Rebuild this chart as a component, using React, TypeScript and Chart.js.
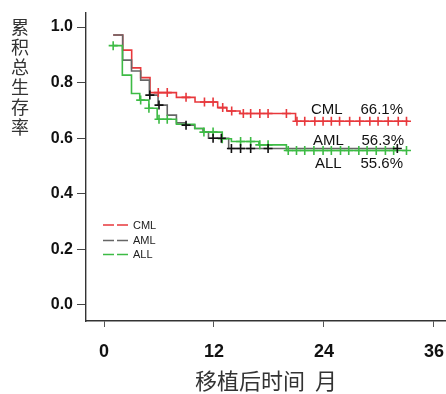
import React, { useEffect, useRef } from "react";
import { Chart, registerables } from "chart.js";

Chart.register(...registerables);

// ---- data ----
const xTicks = [0, 12, 24, 36];
const yTicks = [0, 0.2, 0.4, 0.6, 0.8, 1.0];

const groups = ["CML", "AML", "ALL"];
const finalRates = ["66.1%", "56.3%", "55.6%"];

const cmlTimes = [1, 2.04, 3.02, 4.0, 5.02, 7.9, 9.93, 12.4, 13.4, 14.84, 20.9, 33.2];
const cmlSurv = [0.971, 0.917, 0.853, 0.818, 0.764, 0.747, 0.73, 0.71, 0.698, 0.689, 0.661, 0.661];
const cmlCensor = [5.92, 6.9, 8.95, 10.96, 11.9, 12.95, 13.93, 15.2, 16.0, 17.0, 17.9, 19.9, 21.05, 21.9, 23.0, 23.9, 24.8, 25.7, 26.8, 27.9, 29.0, 29.9, 31.0, 32.1, 33.0];

const amlTimes = [1, 2.04, 3.0, 4.0, 4.95, 5.9, 6.9, 7.9, 8.9, 9.9, 10.8, 11.4, 13.6, 32.1];
const amlSurv = [0.971, 0.881, 0.842, 0.809, 0.755, 0.719, 0.683, 0.655, 0.647, 0.635, 0.623, 0.6, 0.563, 0.563];
const amlCensor = [5.0, 6.0, 8.95, 11.9, 12.8, 13.9, 14.9, 16.0, 17.9, 32.0];

const allTimes = [1, 2.0, 3.0, 3.9, 4.9, 5.8, 7.9, 9.9, 10.9, 12.9, 13.9, 16.9, 19.9, 33.0];
const allSurv = [0.933, 0.827, 0.761, 0.737, 0.708, 0.668, 0.65, 0.635, 0.622, 0.598, 0.588, 0.576, 0.556, 0.556];
const allCensor = [1.0, 4.0, 4.9, 6.0, 6.9, 10.9, 11.9, 12.9, 14.9, 16.0, 17.0, 17.9, 20.1, 21.0, 21.9, 22.9, 23.9, 24.8, 25.8, 26.7, 27.8, 28.7, 29.7, 30.7, 31.6, 33.0];

const xTitle = "移植后时间  月";
const yTitle = "累积总生存率";

// ---- styles ----
const lineColors = ["#e8383c", "#666666", "#3dbb45"];
const censorColors = ["#e8383c", "#111111", "#3dbb45"];

function survAt(times: number[], surv: number[], t: number) {
  let v = surv[0];
  for (let i = 0; i < times.length; i++) if (times[i] <= t) v = surv[i];
  return v;
}

const series = [
  { times: cmlTimes, surv: cmlSurv, censor: cmlCensor },
  { times: amlTimes, surv: amlSurv, censor: amlCensor },
  { times: allTimes, surv: allSurv, censor: allCensor },
];

const extrasPlugin = {
  id: "extras",
  afterDraw(chart: any) {
    const ctx = chart.ctx;
    ctx.save();
    // vertical y title
    ctx.fillStyle = "#333";
    ctx.font = '18px "Noto Sans CJK SC"';
    ctx.textAlign = "center";
    ctx.textBaseline = "middle";
    Array.from(yTitle).forEach((ch, i) => {
      ctx.fillText(ch, 20, 27 + i * 20);
    });
    // legend
    const legY = [225, 240.5, 254.5];
    ctx.font = '11px "Liberation Sans", Arial';
    ctx.textAlign = "left";
    groups.forEach((g, i) => {
      ctx.strokeStyle = lineColors[i];
      ctx.lineWidth = 1.5;
      ctx.setLineDash([11, 3]);
      ctx.beginPath();
      ctx.moveTo(103, legY[i]);
      ctx.lineTo(129, legY[i]);
      ctx.stroke();
      ctx.setLineDash([]);
      ctx.fillStyle = "#222";
      ctx.fillText(g, 133, legY[i] + 0.5);
    });
    // end annotations
    const nameX = [311, 313, 315];
    const rateX = [403, 404, 403];
    const baseY = [113.5, 145, 167.5];
    ctx.font = '15px "Liberation Sans", Arial';
    ctx.fillStyle = "#111";
    ctx.textBaseline = "alphabetic";
    groups.forEach((g, i) => {
      ctx.textAlign = "left";
      ctx.fillText(g, nameX[i], baseY[i]);
      ctx.textAlign = "right";
      ctx.fillText(finalRates[i], rateX[i], baseY[i]);
    });
    ctx.restore();
  },
};

export default function App() {
  const ref = useRef<HTMLCanvasElement>(null);
  useEffect(() => {
    if (!ref.current) return;
    const datasets: any[] = [];
    series.forEach((s, i) => {
      datasets.push({
        label: groups[i],
        data: s.times.map((t, j) => ({ x: t, y: s.surv[j] })),
        stepped: true,
        borderColor: lineColors[i],
        borderWidth: 1.6,
        pointRadius: 0,
        fill: false,
        order: 3 - i,
      });
    });
    series.forEach((s, i) => {
      datasets.push({
        label: groups[i] + " censored",
        data: s.censor.map((t) => ({ x: t, y: survAt(s.times, s.surv, t) })),
        showLine: false,
        pointStyle: "cross",
        pointRadius: 4.5,
        pointBorderWidth: 1.6,
        pointBorderColor: censorColors[i],
        pointBackgroundColor: censorColors[i],
        order: 0,
      });
    });
    const chart = new Chart(ref.current, {
      type: "line",
      data: { datasets },
      options: {
        animation: false,
        responsive: false,
        devicePixelRatio: 1,
        layout: { autoPadding: false, padding: { top: 13, left: 0, right: 0, bottom: 0 } },
        plugins: { legend: { display: false }, tooltip: { enabled: false } },
        scales: {
          x: {
            type: "linear",
            min: -1.964,
            max: 37.31,
            afterFit: (s: any) => {
              s.height = 73;
              s.paddingLeft = 0;
              s.paddingRight = 0;
            },
            afterBuildTicks: (s: any) => {
              s.ticks = xTicks.map((v) => ({ value: v }));
            },
            grid: { drawOnChartArea: false, drawTicks: true, tickLength: 6, color: "#555", tickWidth: 1 },
            border: { display: true, color: "#333", width: 1.4 },
            ticks: {
              padding: 14,
              color: "#111",
              font: { family: '"Liberation Sans", Arial', size: 18, weight: "bold" },
              callback: (v: any) => String(v),
            },
            title: {
              display: true,
              text: xTitle,
              color: "#333",
              font: { family: '"Noto Sans CJK SC"', size: 22 },
              padding: { top: 2, bottom: 0 },
            },
          },
          y: {
            type: "linear",
            min: -0.0576,
            max: 1.0504,
            afterFit: (s: any) => {
              s.width = 86;
              s.paddingTop = 0;
              s.paddingBottom = 0;
            },
            afterBuildTicks: (s: any) => {
              s.ticks = yTicks.map((v) => ({ value: v }));
            },
            grid: { drawOnChartArea: false, drawTicks: true, tickLength: 9, color: "#444", tickWidth: 1 },
            border: { display: true, color: "#333", width: 1.4 },
            ticks: {
              padding: 4,
              color: "#111",
              font: { family: '"Liberation Sans", Arial', size: 16, weight: "bold" },
              callback: (v: any) => Number(v).toFixed(1),
            },
          },
        },
      },
      plugins: [extrasPlugin],
    });
    return () => chart.destroy();
  }, []);
  return (
    <div style={{ position: "fixed", left: 0, top: 0, width: 446, height: 394, background: "#fff" }}>
      <canvas ref={ref} width={446} height={394} style={{ display: "block" }} />
    </div>
  );
}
::::
_BRIEF_: Copy all lines from the material that include "React".

_CORRECT ANSWER_:
Rebuild this chart as a component, using React, TypeScript and Chart.js.
import React, { useEffect, useRef } from "react";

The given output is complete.